Give back the lines exactly, from the first one to the line with "var sourceText = 'Creuzier-le-Vieux", both ends included.

## [Data]
Start
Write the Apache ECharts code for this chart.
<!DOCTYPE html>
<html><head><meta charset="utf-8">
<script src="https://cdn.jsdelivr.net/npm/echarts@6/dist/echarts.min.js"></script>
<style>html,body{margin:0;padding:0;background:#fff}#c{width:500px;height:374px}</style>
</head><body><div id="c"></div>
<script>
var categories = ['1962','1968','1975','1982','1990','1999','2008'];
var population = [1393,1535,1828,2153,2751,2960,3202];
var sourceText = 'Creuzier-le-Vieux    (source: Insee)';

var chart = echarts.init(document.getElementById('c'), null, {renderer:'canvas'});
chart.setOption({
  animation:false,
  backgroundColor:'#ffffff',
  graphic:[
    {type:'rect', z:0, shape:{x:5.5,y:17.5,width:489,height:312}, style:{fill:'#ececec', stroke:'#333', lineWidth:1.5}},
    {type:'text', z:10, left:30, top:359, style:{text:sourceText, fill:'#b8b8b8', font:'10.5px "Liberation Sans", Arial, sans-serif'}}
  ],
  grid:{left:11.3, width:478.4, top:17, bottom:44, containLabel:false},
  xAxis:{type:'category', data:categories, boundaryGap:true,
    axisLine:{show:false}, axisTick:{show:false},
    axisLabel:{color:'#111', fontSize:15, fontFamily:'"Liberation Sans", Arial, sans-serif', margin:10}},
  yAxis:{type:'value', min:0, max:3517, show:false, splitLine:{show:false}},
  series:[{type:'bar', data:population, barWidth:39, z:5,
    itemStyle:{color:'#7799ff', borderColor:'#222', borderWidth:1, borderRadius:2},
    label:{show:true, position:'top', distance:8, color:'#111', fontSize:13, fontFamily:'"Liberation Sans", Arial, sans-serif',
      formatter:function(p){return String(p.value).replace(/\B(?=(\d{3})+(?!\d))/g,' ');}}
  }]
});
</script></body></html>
End
## [Finished answer]
Write the Apache ECharts code for this chart.
<!DOCTYPE html>
<html><head><meta charset="utf-8">
<script src="https://cdn.jsdelivr.net/npm/echarts@6/dist/echarts.min.js"></script>
<style>html,body{margin:0;padding:0;background:#fff}#c{width:500px;height:374px}</style>
</head><body><div id="c"></div>
<script>
var categories = ['1962','1968','1975','1982','1990','1999','2008'];
var population = [1393,1535,1828,2153,2751,2960,3202];
var sourceText = 'Creuzier-le-Vieux    (source: Insee)';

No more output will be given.